_What is being asked_. Please, without the pictures, retype exactly the lines from the start of the material through the line that holds "const startPt = [CX".
::: Recorded information
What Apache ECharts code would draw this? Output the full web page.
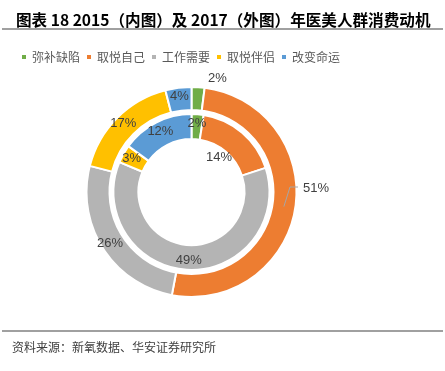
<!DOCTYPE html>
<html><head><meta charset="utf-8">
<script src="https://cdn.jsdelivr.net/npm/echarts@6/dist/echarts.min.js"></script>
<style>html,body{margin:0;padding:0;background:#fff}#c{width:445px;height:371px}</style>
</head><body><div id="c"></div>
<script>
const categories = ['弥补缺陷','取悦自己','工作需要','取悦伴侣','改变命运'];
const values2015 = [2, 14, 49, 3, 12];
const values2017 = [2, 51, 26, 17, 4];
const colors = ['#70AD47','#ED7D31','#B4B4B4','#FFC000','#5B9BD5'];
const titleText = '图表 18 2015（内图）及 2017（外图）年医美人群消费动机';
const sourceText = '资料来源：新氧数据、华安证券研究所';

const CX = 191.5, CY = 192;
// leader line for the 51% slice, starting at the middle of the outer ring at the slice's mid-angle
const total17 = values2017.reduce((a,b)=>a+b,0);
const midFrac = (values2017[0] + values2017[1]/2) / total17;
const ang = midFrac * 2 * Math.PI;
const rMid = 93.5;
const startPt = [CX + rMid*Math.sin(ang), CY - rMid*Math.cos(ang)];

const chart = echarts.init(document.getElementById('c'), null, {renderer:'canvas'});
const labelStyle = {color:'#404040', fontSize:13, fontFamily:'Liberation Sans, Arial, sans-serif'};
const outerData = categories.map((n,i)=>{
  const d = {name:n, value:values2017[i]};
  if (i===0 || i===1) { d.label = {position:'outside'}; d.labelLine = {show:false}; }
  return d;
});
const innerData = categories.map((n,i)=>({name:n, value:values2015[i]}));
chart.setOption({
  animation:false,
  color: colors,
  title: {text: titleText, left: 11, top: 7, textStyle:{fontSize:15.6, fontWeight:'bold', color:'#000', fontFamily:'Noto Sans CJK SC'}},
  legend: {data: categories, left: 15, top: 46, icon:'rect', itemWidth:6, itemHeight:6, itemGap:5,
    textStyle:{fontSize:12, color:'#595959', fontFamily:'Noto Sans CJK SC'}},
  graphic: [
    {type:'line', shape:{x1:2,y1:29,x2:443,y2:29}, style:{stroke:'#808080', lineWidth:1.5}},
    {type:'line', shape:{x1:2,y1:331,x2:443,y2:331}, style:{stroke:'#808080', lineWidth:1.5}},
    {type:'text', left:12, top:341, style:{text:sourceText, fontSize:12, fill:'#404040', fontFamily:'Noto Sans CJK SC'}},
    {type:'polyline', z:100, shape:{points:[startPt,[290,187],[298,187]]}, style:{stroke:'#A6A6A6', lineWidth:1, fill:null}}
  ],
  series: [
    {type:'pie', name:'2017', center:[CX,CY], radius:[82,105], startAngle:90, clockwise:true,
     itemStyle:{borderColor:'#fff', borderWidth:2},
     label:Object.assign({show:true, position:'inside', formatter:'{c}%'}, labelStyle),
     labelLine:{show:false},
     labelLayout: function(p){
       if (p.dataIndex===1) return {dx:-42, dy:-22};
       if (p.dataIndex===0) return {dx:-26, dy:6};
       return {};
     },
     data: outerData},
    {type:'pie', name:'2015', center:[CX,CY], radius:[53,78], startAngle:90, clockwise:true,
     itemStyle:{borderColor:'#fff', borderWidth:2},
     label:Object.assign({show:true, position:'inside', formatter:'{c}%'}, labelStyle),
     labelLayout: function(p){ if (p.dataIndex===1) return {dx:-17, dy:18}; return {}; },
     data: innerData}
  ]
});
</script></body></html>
::::::
_The completed task_.
What Apache ECharts code would draw this? Output the full web page.
<!DOCTYPE html>
<html><head><meta charset="utf-8">
<script src="https://cdn.jsdelivr.net/npm/echarts@6/dist/echarts.min.js"></script>
<style>html,body{margin:0;padding:0;background:#fff}#c{width:445px;height:371px}</style>
</head><body><div id="c"></div>
<script>
const categories = ['弥补缺陷','取悦自己','工作需要','取悦伴侣','改变命运'];
const values2015 = [2, 14, 49, 3, 12];
const values2017 = [2, 51, 26, 17, 4];
const colors = ['#70AD47','#ED7D31','#B4B4B4','#FFC000','#5B9BD5'];
const titleText = '图表 18 2015（内图）及 2017（外图）年医美人群消费动机';
const sourceText = '资料来源：新氧数据、华安证券研究所';

const CX = 191.5, CY = 192;
// leader line for the 51% slice, starting at the middle of the outer ring at the slice's mid-angle
const total17 = values2017.reduce((a,b)=>a+b,0);
const midFrac = (values2017[0] + values2017[1]/2) / total17;
const ang = midFrac * 2 * Math.PI;
const rMid = 93.5;
const startPt = [CX + rMid*Math.sin(ang), CY - rMid*Math.cos(ang)];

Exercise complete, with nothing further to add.